32 Prozent der Bevölkerung – von rund 19 Millionen – leben an der Armutsgrenze, 10,8 Prozent darunter. Betroffen sind insbesondere junge Menschen, Rentner, Roma, Arbeitslose und Alleinerziehende. 55 Prozent der 18- bis 35-Jährigen leben bei ihren Eltern, weil sie sich keine eigene Wohnung leisten können. Der gesetzliche monatliche Bruttomindestlohn liegt bei 3.700 Lei (etwa 700 Euro), aber angesichts von Preisen, die stellenweise so hoch wie in Deutschland sind, profitieren die Unterprivilegierten nicht davon.

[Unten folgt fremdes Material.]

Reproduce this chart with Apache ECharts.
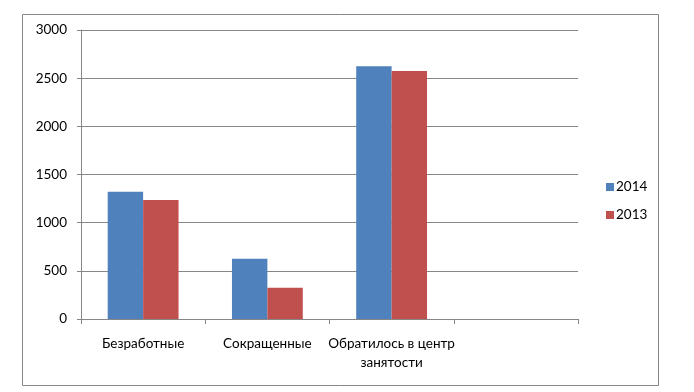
<!DOCTYPE html>
<html><head><meta charset="utf-8">
<script src="https://cdn.jsdelivr.net/npm/echarts@6/dist/echarts.min.js"></script>
<style>html,body{margin:0;padding:0;background:#fff}#c{width:694px;height:392px}</style>
</head><body><div id="c"></div>
<script>
const categories = ['Безработные', 'Сокращенные', 'Обратилось в центр\nзанятости', ''];
const series2014 = [1320, 625, 2625, null];
const series2013 = [1235, 325, 2575, null];
const seriesNames = ['2014', '2013'];
const yTicks = {min: 0, max: 3000, interval: 500};

const chart = echarts.init(document.getElementById('c'), null, {renderer: 'canvas'});
const font = 'Lato, "Open Sans", sans-serif';
chart.setOption({
  animation: false,
  textStyle: {fontFamily: font},
  graphic: [{type: 'rect', shape: {x: 22.5, y: 14.5, width: 636, height: 371}, style: {fill: 'none', stroke: '#868686', lineWidth: 1}, z: -1}],
  grid: {left: 81, right: 116, top: 30, bottom: 73},
  legend: {
    orient: 'vertical', left: 601, top: 175, itemWidth: 8, itemHeight: 8, itemGap: 14,
    icon: 'rect', textStyle: {fontSize: 13.5, color: '#000', fontFamily: font, padding: [0,0,0,-3]},
    data: seriesNames
  },
  xAxis: {
    type: 'category', data: categories,
    axisLine: {lineStyle: {color: '#868686'}},
    axisTick: {show: true, length: 5, lineStyle: {color: '#868686'}},
    axisLabel: {color: '#000', fontSize: 13.5, margin: 15, lineHeight: 19, interval: 0}
  },
  yAxis: {
    type: 'value', min: yTicks.min, max: yTicks.max, interval: yTicks.interval,
    axisLine: {show: true, lineStyle: {color: '#868686'}},
    axisTick: {show: true, length: 4, lineStyle: {color: '#868686'}},
    axisLabel: {color: '#000', fontSize: 13.5, margin: 14, formatter: v => String(v)},
    splitLine: {lineStyle: {color: '#868686'}}
  },
  series: [
    {name: seriesNames[0], type: 'bar', data: series2014, itemStyle: {color: '#4F81BD'}, barGap: '0%', barCategoryGap: '43%'},
    {name: seriesNames[1], type: 'bar', data: series2013, itemStyle: {color: '#C0504D'}, barGap: '0%', barCategoryGap: '43%'}
  ]
});
</script></body></html>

Ein Mix aus Frust, Unzufriedenheit und Hass auf das Establishment dominiert in breiten Schichten der Bevölkerung, die außerhalb großstädtischer Zen­tren wie Bukarest oder ­Temeswar leben. Das Gefühl, von den Regierenden ignoriert zu werden, hat auch die im Ausland lebenden Rumänen erfasst. Mehr als 60 Prozent stimmten für Simion, nachdem sie im November mehrheitlich Georgescu gewählt hatten.

Simion, dessen Erstrundensieg am vergangenen Sonntag auch die AfD begrüßte, erklärte, die konservative Revolution sei in vollem Gange und niemand könne sie noch aufgehalten. Sie werde schrittweise den ganzen Kontinent erfassen, letztendlich die EU zu einem Europa souveräner Vaterländer machen und den von Linken angestrebten Föderalisierungsprozess für immer stoppen.